Psalms 98
NumBiblePsalms 98:1-9
God with man. A psalm. The ninety-eighth psalm, like the ninety-sixth, calls for the new song; and the close of it is also very similar. But the salvation He has wrought, and His remembrance of His people Israel are here before us, and the praise exhorted to is correspondingly more distinctly from (though not confined to) Israel themselves. The same thing is true of the next psalm, as compared with the ninety-seventh, though not so fully; and the verses of the present two psalms are nine each, as those of the former two are thirteen. This is not accident, although its meaning may not be clear to us.
- The new song itself -the material of it -is, in the first section. Jehovah has done wonderful things, -deeds of power by which He has wrought salvation. This has spoken for Him among the nations, and manifested His righteousness: He has remembered His loving-kindness and truth toward the house of Israel, and the ends of the earth have seen His salvation.
- The praise for this is heard in widening circles.
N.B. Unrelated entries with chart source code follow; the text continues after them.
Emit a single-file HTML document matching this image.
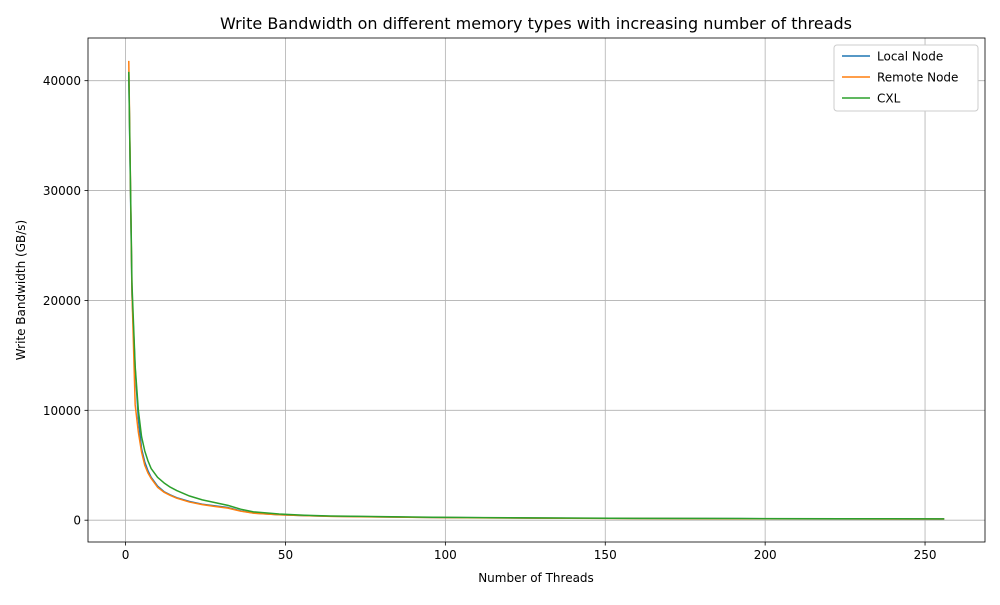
<!DOCTYPE html>
<html><head><meta charset="utf-8"><style>
body{margin:0;background:#fff;font-family:"Liberation Sans","DejaVu Sans",sans-serif}
svg text{font-family:"DejaVu Sans","Liberation Sans",sans-serif}
</style></head><body>
<svg id="c" width="1000" height="600" xmlns="http://www.w3.org/2000/svg"></svg>
<script>
const threads=[1,2,3,4,5,6,7,8,10,12,14,16,20,24,28,32,36,40,48,56,64,80,96,112,128,160,192,224,256];
const localNode=[40800,20500,13800,9200,6500,5300,4500,3900,3100,2600,2300,2050,1700,1450,1300,1150,850,650,500,420,360,300,250,220,190,160,140,120,110];
const remoteNode=[41800,20800,10500,8000,6200,5000,4300,3800,3000,2550,2250,2000,1650,1420,1250,1100,820,640,490,410,350,290,245,215,185,155,135,118,105];
const cxl=[40800,21500,14000,10000,7600,6300,5400,4700,3900,3400,3000,2700,2200,1850,1600,1350,1000,760,560,450,380,320,270,235,205,170,150,135,125];
const xTicks=[0,50,100,150,200,250];
const yTicks=[0,10000,20000,30000,40000];
const L=88,R=985,T=38,B=542;
const xmin=-11.75,xmax=268.75,ymin=-1985,ymax=43885;
const X=v=>L+(v-xmin)/(xmax-xmin)*(R-L);
const Y=v=>B-(v-ymin)/(ymax-ymin)*(B-T);
const svg=document.getElementById('c');const NS='http://www.w3.org/2000/svg';
function mk(t,a,p){const e=document.createElementNS(NS,t);for(const k in a)e.setAttribute(k,a[k]);(p||svg).appendChild(e);return e;}
let e;
e=mk('text',{x:536,y:29,'font-size':16,'text-anchor':'middle'});e.textContent='Write Bandwidth on different memory types with increasing number of threads';

xTicks.forEach(v=>{const x=X(v);
e=mk('line',{x1:x,x2:x,y1:T,y2:B,stroke:'#b0b0b0','stroke-width':0.8});
mk('line',{x1:x,x2:x,y1:B,y2:B+3.5,stroke:'#000','stroke-width':0.8});
e=mk('text',{x:x,y:B+17,'font-size':12,'text-anchor':'middle'});e.textContent=v;});
yTicks.forEach(v=>{const y=Y(v);
e=mk('line',{x1:L,x2:R,y1:y,y2:y,stroke:'#b0b0b0','stroke-width':0.8});
mk('line',{x1:L-3.5,x2:L,y1:y,y2:y,stroke:'#000','stroke-width':0.8});
e=mk('text',{x:L-7,y:y+4.5,'font-size':12,'text-anchor':'end'});e.textContent=v;});
const series=[['local-node-line',localNode,'#1f77b4'],['remote-node-line',remoteNode,'#ff7f0e'],['cxl-line',cxl,'#2ca02c']];
series.forEach(s=>{e=mk('polyline',{points:threads.map((t,i)=>X(t)+','+Y(s[1][i])).join(' '),fill:'none',stroke:s[2],'stroke-width':1.5,'stroke-linejoin':'round'});
});
e=mk('rect',{x:L,y:T,width:R-L,height:B-T,fill:'none',stroke:'#000','stroke-width':0.8});
e=mk('text',{x:536,y:582,'font-size':12,'text-anchor':'middle'});e.textContent='Number of Threads';
e=mk('text',{x:0,y:0,'font-size':12,'text-anchor':'middle',transform:'translate(25,290) rotate(-90)'});e.textContent='Write Bandwidth (GB/s)';
const g=mk('g',{});
mk('rect',{x:834,y:45,width:144,height:66,fill:'#fff',stroke:'#ccc',rx:3},g);
[['Local Node','#1f77b4'],['Remote Node','#ff7f0e'],['CXL','#2ca02c']].forEach((l,i)=>{const y=56+i*21;
const gi=mk('g',{},g);
mk('line',{x1:842,x2:870,y1:y,y2:y,stroke:l[1],'stroke-width':1.5},gi);
const t=mk('text',{x:877,y:y+4.5,'font-size':12},gi);t.textContent=l[0];});
</script>
</body></html>
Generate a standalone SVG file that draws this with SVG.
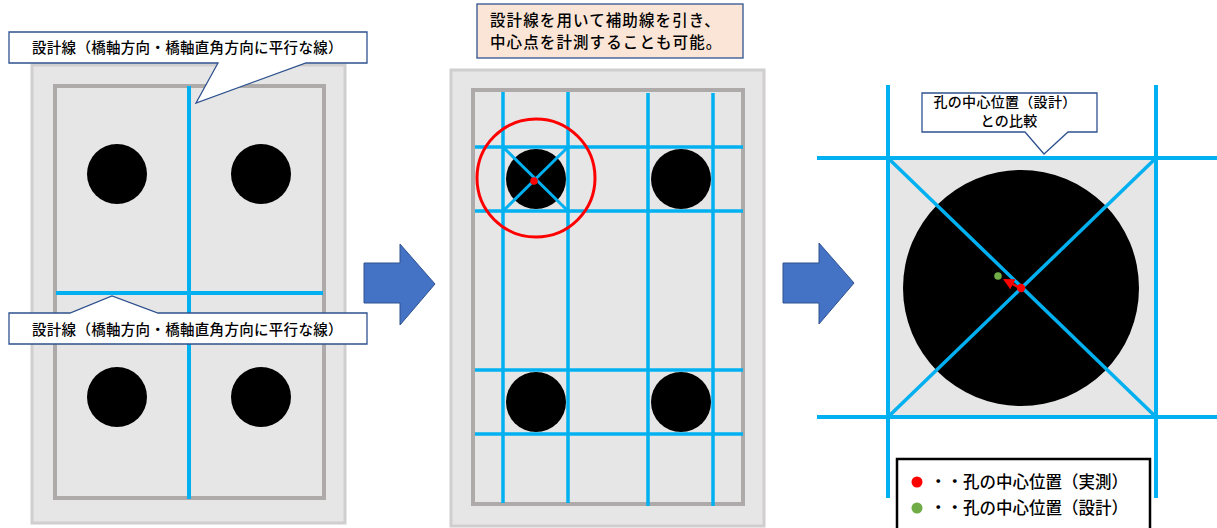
<svg xmlns="http://www.w3.org/2000/svg" width="1217" height="528" viewBox="0 0 1217 528">
<defs>
<style>
.outer{fill:#e7e6e6;stroke:#d0cece;stroke-width:3}
.inner{fill:#e7e6e6;stroke:#aeaaaa;stroke-width:4}
.bl{stroke:#00b0f0;stroke-width:3.5;fill:none}
.hole{fill:#000}
.callout{fill:#fff;stroke:#2f528f;stroke-width:1.3}
.txt{font-family:"Noto Sans CJK JP","Noto Sans CJK SC",sans-serif;fill:#000;font-weight:500}
.arrow{fill:#4472c4;stroke:#2f528f;stroke-width:1}
</style>
<marker id="ah" viewBox="0 0 10 10" refX="8" refY="5" markerWidth="4.5" markerHeight="4.5" orient="auto">
<path d="M0,0 L10,5 L0,10 Z" fill="#ff0000"/>
</marker>
</defs>
<rect width="1217" height="528" fill="#fff"/>

<g id="panel1">
<rect class="outer" x="32" y="65" width="313" height="458"/>
<rect class="inner" x="55" y="86" width="269" height="412"/>
<line class="bl" x1="189" y1="86" x2="189" y2="499" style="stroke-width:4"/>
<line class="bl" x1="56" y1="293" x2="323" y2="293" style="stroke-width:4"/>
<circle class="hole" cx="117" cy="174" r="30"/>
<circle class="hole" cx="261" cy="174" r="30"/>
<circle class="hole" cx="117" cy="397" r="30"/>
<circle class="hole" cx="261" cy="397" r="30"/>
</g>

<g id="callout1">
<path class="callout" d="M9,32 H367 V63 H306 L196,103 L218,63 H9 Z"/>
<text class="txt" x="32" y="53" font-size="14.5" letter-spacing="0.3">設計線（橋軸方向・橋軸直角方向に平行な線）</text>
</g>

<g id="callout2">
<path class="callout" d="M9,313 H70 L112,296 L158,313 H367 V344 H9 Z"/>
<text class="txt" x="32" y="335" font-size="14.5" letter-spacing="0.3">設計線（橋軸方向・橋軸直角方向に平行な線）</text>
</g>

<g id="arrow1">
<polygon class="arrow" points="364,263 400,263 400,244 435,284 400,325 400,303 364,303"/>
</g>

<g id="note">
<rect x="477" y="4" width="266" height="54" fill="#fbe5d6" stroke="#2f528f" stroke-width="1.3"/>
<text class="txt" x="490" y="26" font-size="15.5" letter-spacing="1.1">設計線を用いて補助線を引き、</text>
<text class="txt" x="490" y="48" font-size="15.5" letter-spacing="1.1">中心点を計測することも可能。</text>
</g>

<g id="panel2">
<rect class="outer" x="451" y="70" width="313" height="456"/>
<rect class="inner" x="473" y="90" width="270" height="414"/>
<circle class="hole" cx="536" cy="179" r="30"/>
<circle class="hole" cx="681" cy="179" r="30"/>
<circle class="hole" cx="536" cy="402" r="30"/>
<circle class="hole" cx="681" cy="402" r="30"/>
<line class="bl" x1="503" y1="92" x2="503" y2="503"/>
<line class="bl" x1="568" y1="92" x2="568" y2="503"/>
<line class="bl" x1="648" y1="93" x2="648" y2="506"/>
<line class="bl" x1="713" y1="93" x2="713" y2="506"/>
<line class="bl" x1="475" y1="147" x2="743" y2="147"/>
<line class="bl" x1="475" y1="211" x2="743" y2="211"/>
<line class="bl" x1="475" y1="370" x2="743" y2="370"/>
<line class="bl" x1="475" y1="434" x2="743" y2="434"/>
<line class="bl" x1="503" y1="147" x2="568" y2="211" style="stroke-width:3"/>
<line class="bl" x1="568" y1="147" x2="503" y2="211" style="stroke-width:3"/>
<circle cx="534" cy="181" r="3.8" fill="#ff0000"/>
<circle cx="536" cy="178" r="59" fill="none" stroke="#ff0000" stroke-width="3"/>
</g>

<g id="arrow2">
<polygon class="arrow" points="783,263 819,263 819,243 854,283 819,324 819,303 783,303"/>
</g>

<g id="panel3">
<rect x="888" y="158" width="268" height="259" fill="#e7e6e6"/>
<circle class="hole" cx="1021" cy="288" r="118"/>
<line class="bl" x1="888" y1="85" x2="888" y2="498" style="stroke-width:4"/>
<line class="bl" x1="1156" y1="85" x2="1156" y2="498" style="stroke-width:4"/>
<line class="bl" x1="817" y1="158" x2="1217" y2="158" style="stroke-width:4"/>
<line class="bl" x1="817" y1="417" x2="1217" y2="417" style="stroke-width:4"/>
<line class="bl" x1="888" y1="158" x2="1156" y2="417" style="stroke-width:3.5"/>
<line class="bl" x1="1156" y1="158" x2="888" y2="417" style="stroke-width:3.5"/>
<circle cx="998" cy="276" r="3.8" fill="#70ad47"/>
<line x1="1018" y1="287" x2="1005" y2="280" stroke="#ff0000" stroke-width="2.5" marker-end="url(#ah)"/>
<circle cx="1021" cy="288" r="4.2" fill="#ff0000"/>
</g>

<g id="callout3">
<path class="callout" d="M922,93 H1097 V132 H1068 L1044,154 L1025,132 H922 Z"/>
<text class="txt" x="1005" y="107" font-size="14" text-anchor="middle" letter-spacing="0.3">孔の中心位置（設計）</text>
<text class="txt" x="1009" y="126" font-size="14" text-anchor="middle" letter-spacing="0.3">との比較</text>
</g>

<g id="legend">
<rect x="897" y="459" width="253" height="75" fill="#fff" stroke="#000" stroke-width="2.5"/>
<circle cx="917" cy="482" r="5.5" fill="#ff0000"/>
<circle cx="917" cy="508" r="5.5" fill="#70ad47"/>
<text class="txt" x="930" y="488" font-size="16.5">・・孔の中心位置（実測）</text>
<text class="txt" x="930" y="514" font-size="16.5">・・孔の中心位置（設計）</text>
</g>
</svg>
In this section Israel is in view; in the next, the world and all the dwellers in it. Yet in the three verses here, the order is reversed, and begins with the people of the whole land; then the Levite chorus; and then; as indicated by the trumpets and the presence of the divine King, the priestly innermost circle. Jehovah is their King, and the accompaniment is heard with Israel’s praise.
- The full praise joins together the sea and the stable land; then the ministries of blessing, for which the rivers and the hills, their sources, seem both to stand. The rivers are manifestly this, the types of refreshment, which the hills distribute. One cannot help thinking of the waters flowing from the temple-throne in the Jerusalem to be on earth: the type of those in the New Jerusalem above; the “hills” speaking elsewhere also of authorities, and as ministering blessing thus (in Psalms 72:3). The last verse reminds us once more of that supreme rule in righteousness which is the great ministry, and from which the other ministries derive their being. All these, like the cherubim of the throne, celebrate Him from whom they have their origin; and proclaim His goodness who has come once more into a world which is His own. Man is with God, and in fullness of blessing.